Mayor Harold Perrin says he is "saddened" by the Homeless Ministries of Jonesboro's decision to withdraw their request to create a homeless shelter at a former nursing home on North Church Street.
Pastor Danny Pridmore confirmed to Region 8 News that following a board meeting Thursday, they made the decision to withdraw their application from the Metropolitan Area Planning Commission. The MAPC was set to meet Tuesday, Oct. 10, to discuss the issue.
Earlier this week, people who lived near the proposed facility spoke out against it.
Pridmore stated the board unanimously agreed that the location they initially chose was no longer a viable place for the Homeless Ministries of Jonesboro.
Last week, Jonesboro Mayor Harold Perrin announced plans to transform the former Ridgecrest Health and Rehabilitation Facility into a joint homeless shelter and crisis stabilization unit for people with mental health issues.
Craighead County was awarded grant money earlier this year to house one of four crisis stabilization units in the state.
Plans were later formed to place the crisis stabilization unit and a homeless shelter together at the location on North Church Street.
Craighead County Sheriff Marty Boyd told Region 8 News this also affects his plans to put the Crisis Stabilization Unit there, as they were going to lease a portion of the building.
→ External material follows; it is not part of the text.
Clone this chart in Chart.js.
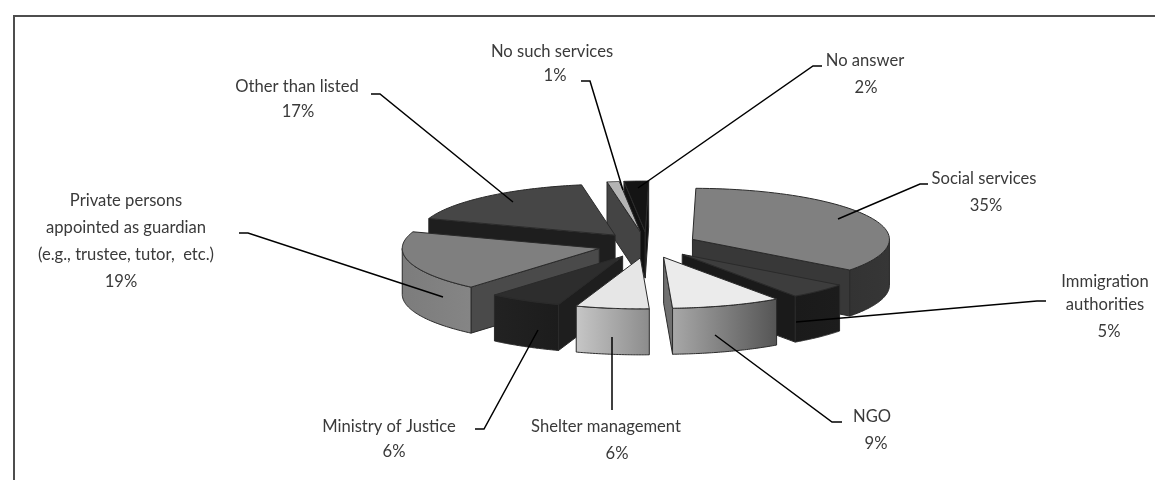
<!DOCTYPE html>
<html>
<head>
<meta charset="utf-8">
<title>Guardianship services</title>
<script src="https://cdn.jsdelivr.net/npm/chart.js@4/dist/chart.umd.min.js"></script>
<style>
  html, body { margin: 0; padding: 0; background: #fff; }
  canvas { display: block; }
</style>
</head>
<body>
<canvas id="pieChart" width="1155" height="480"></canvas>
<script>
// --- data ---
const sliceLabels = ['Social services', 'Immigration authorities', 'NGO', 'Shelter management', 'Ministry of Justice',
    'Private persons appointed as guardian (e.g., trustee, tutor, etc.)', 'Other than listed', 'No such services', 'No answer'];
const sliceValues = [35, 5, 9, 6, 6, 19, 17, 1, 2];

// --- shades per slice ---
const topShades = ['#808080', '#3d3d3d', '#ebebeb', '#e6e6e6', '#2d2d2d', '#7f7f7f', '#464646', '#b4b4b4', '#141414'];
const sideShades = ['#383838', '#1a1a1a', '#707070', '#bbbbbb', '#1e1e1e', '#4a4a4a', '#1e1e1e', '#444444', '#111111'];
const rimLeftShades = ['#333333', '#1a1a1a', '#a8a8a8', '#c6c6c6', '#222222', '#7c7c7c', '#1f1f1f', '#aaaaaa', '#111111'];
const rimRightShades = ['#363636', '#1c1c1c', '#555555', '#8c8c8c', '#1c1c1c', '#858585', '#1f1f1f', '#aaaaaa', '#111111'];

// --- tilt of the pie ---
const TILT = 0.259;     // vertical squash of the circle
const DEPTH = 46;       // wall height
const EXPLODE = 50;     // how far each slice is pulled out

// --- callout text: [x, y] of each line, the value line is last ---
const calloutLines = [
    ['Social services'],
    ['Immigration', 'authorities'],
    ['NGO'],
    ['Shelter management'],
    ['Ministry of Justice'],
    ['Private persons', 'appointed as guardian', '(e.g., trustee, tutor,  etc.)'],
    ['Other than listed'],
    ['No such services'],
    ['No answer']
];
const calloutSpots = [
    [[984, 179], [986, 206]],
    [[1105, 282], [1105, 305], [1109, 332]],
    [[872, 417], [876, 444]],
    [[606, 427], [617, 454]],
    [[389, 427], [394, 452]],
    [[126, 201], [126, 228], [126, 255], [121, 282]],
    [[297, 87], [298, 112]],
    [[552, 52], [555, 76]],
    [[865, 61], [866, 88]]
];
const leaderPaths = [
    [[928, 184], [920, 184], [838, 219]],
    [[1046, 301], [1037, 301], [796, 322]],
    [[842, 422], [832, 422], [715, 335]],
    [[612, 410], [612, 337]],
    [[475, 429], [484, 429], [538, 330]],
    [[239, 233], [248, 233], [443, 297]],
    [[371, 94], [380, 94], [513, 202]],
    [[581, 81], [590, 81], [623, 190]],
    [[822, 66], [813, 66], [638, 188]]
];

// a point on the tilted plane, relative to the arc centre
function onPlane(arc, radius, angle, shift) {
    return {
        x: arc.x + shift.x + Math.cos(angle) * radius,
        y: arc.y + shift.y + Math.sin(angle) * radius * TILT
    };
}

function fillPolygon(ctx, pts, fill) {
    ctx.beginPath();
    pts.forEach((p, i) => i ? ctx.lineTo(p.x, p.y) : ctx.moveTo(p.x, p.y));
    ctx.closePath();
    ctx.fillStyle = fill;
    ctx.fill();
    ctx.stroke();
}

function drawRadialWall(ctx, arc, angle, shift, fill) {
    const inner = onPlane(arc, 0, angle, shift);
    const outer = onPlane(arc, arc.outerRadius, angle, shift);
    fillPolygon(ctx, [inner, outer, { x: outer.x, y: outer.y + DEPTH }, { x: inner.x, y: inner.y + DEPTH }], fill);
}

function drawRimWall(ctx, arc, shift, i) {
    // only the part of the rim between 3 and 9 o'clock faces the viewer
    const from = Math.max(arc.startAngle, 0);
    const to = Math.min(arc.endAngle, Math.PI);
    if (to <= from) return;
    const upper = [];
    for (let n = 0; n <= 48; n++) {
        upper.push(onPlane(arc, arc.outerRadius, from + (to - from) * n / 48, shift));
    }
    const lower = upper.map(p => ({ x: p.x, y: p.y + DEPTH })).reverse();
    const xs = upper.map(p => p.x);
    const grad = ctx.createLinearGradient(Math.min(...xs), 0, Math.max(...xs), 0);
    grad.addColorStop(0, rimLeftShades[i]);
    grad.addColorStop(1, rimRightShades[i]);
    fillPolygon(ctx, upper.concat(lower), grad);
}

function drawSlice(ctx, arc, i, shift) {
    ctx.lineWidth = 1;
    ctx.strokeStyle = '#2a2a2a';
    ctx.lineJoin = 'round';

    if (Math.cos(arc.startAngle) < 0) drawRadialWall(ctx, arc, arc.startAngle, shift, sideShades[i]);
    if (Math.cos(arc.endAngle) > 0) drawRadialWall(ctx, arc, arc.endAngle, shift, sideShades[i]);
    drawRimWall(ctx, arc, shift, i);

    // top face: the library's own arc under a squashed transform
    ctx.save();
    ctx.translate(arc.x + shift.x, arc.y + shift.y);
    ctx.scale(1, TILT);
    ctx.translate(-arc.x, -arc.y);
    arc.draw(ctx);
    ctx.restore();

    // outline stroked outside the transform so the line keeps an even width
    ctx.beginPath();
    const apex = onPlane(arc, 0, 0, shift);
    ctx.moveTo(apex.x, apex.y);
    for (let n = 0; n <= 64; n++) {
        const p = onPlane(arc, arc.outerRadius, arc.startAngle + (arc.endAngle - arc.startAngle) * n / 64, shift);
        ctx.lineTo(p.x, p.y);
    }
    ctx.closePath();
    ctx.stroke();
}

const tiltedPie = {
    id: 'tiltedPie',
    beforeDraw(chart) {
        // frame, open on the right and at the bottom
        const ctx = chart.ctx;
        ctx.save();
        ctx.strokeStyle = '#4d4d4d';
        ctx.lineWidth = 2;
        ctx.beginPath();
        ctx.moveTo(14, 480);
        ctx.lineTo(14, 16);
        ctx.lineTo(1155, 16);
        ctx.stroke();
        ctx.restore();
    },
    beforeDatasetsDraw(chart) {
        const ctx = chart.ctx;
        const arcs = chart.getDatasetMeta(0).data;
        const slices = arcs.map((arc, i) => {
            const mid = (arc.startAngle + arc.endAngle) / 2;
            return { arc, i, shift: { x: Math.cos(mid) * EXPLODE, y: Math.sin(mid) * EXPLODE * TILT } };
        });
        // back to front
        slices.sort((a, b) => a.shift.y - b.shift.y);
        ctx.save();
        slices.forEach(s => drawSlice(ctx, s.arc, s.i, s.shift));
        ctx.restore();
        return false;
    },
    afterDraw(chart) {
        const ctx = chart.ctx;
        ctx.save();

        ctx.strokeStyle = '#000000';
        ctx.lineWidth = 1.5;
        leaderPaths.forEach(path => {
            ctx.beginPath();
            path.forEach((p, i) => i ? ctx.lineTo(p[0], p[1]) : ctx.moveTo(p[0], p[1]));
            ctx.stroke();
        });

        ctx.fillStyle = '#3a3a3a';
        ctx.font = '16.6px Lato';
        ctx.textAlign = 'center';
        ctx.textBaseline = 'middle';
        calloutLines.forEach((lines, i) => {
            const texts = lines.concat(sliceValues[i] + '%');
            texts.forEach((t, n) => ctx.fillText(t, calloutSpots[i][n][0], calloutSpots[i][n][1]));
        });
        ctx.restore();
    }
};

new Chart(document.getElementById('pieChart'), {
    type: 'pie',
    data: {
        labels: sliceLabels,
        datasets: [{
            data: sliceValues,
            backgroundColor: topShades,
            borderWidth: 0,
            radius: 197
        }]
    },
    options: {
        responsive: false,
        animation: false,
        rotation: 1,
        layout: { padding: { left: 140, top: 10 } },
        plugins: {
            legend: { display: false },
            tooltip: { enabled: false },
            title: { display: false }
        }
    },
    plugins: [tiltedPie]
});
</script>
</body>
</html>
"I understand the concerns of the opposition," Sheriff Boyd said. "From my perspective and financial side of what it could cost, it is a loss but the one thing we don’t want to do is divide the community."
That's why Sheriff Boyd said they are now seeking other options.
Sheriff Boyd said they are now going back to the drawing board to figure out their next steps. He, County Judge Ed Hill, and Mayor Harold Perrin's office will meet soon to discuss where to go from here.
Sheriff Boyd added there's a possibility they'll construct the Crisis Stabilization Unit on the Craighead County Detention Center property.
On Friday, Mayor Perrin released this statement on the decision:
“I am saddened by our inability to secure a facility to serve our homeless population. Nothing affects a family's hope for the future like being evicted from their home, so we will continue to work for our homeless. But people need to understand the Homeless Ministries of Jonesboro is not trying to create halfway houses that will endanger neighborhoods. They want to be Christian brothers and sisters to our less fortunate residents in their time of need. I will say I am pleased with the progress of our HUB in serving the homeless with services and helping connect them with access to jobs and housing and other fundamental needs. We will continue to press forward to serve our most vulnerable.”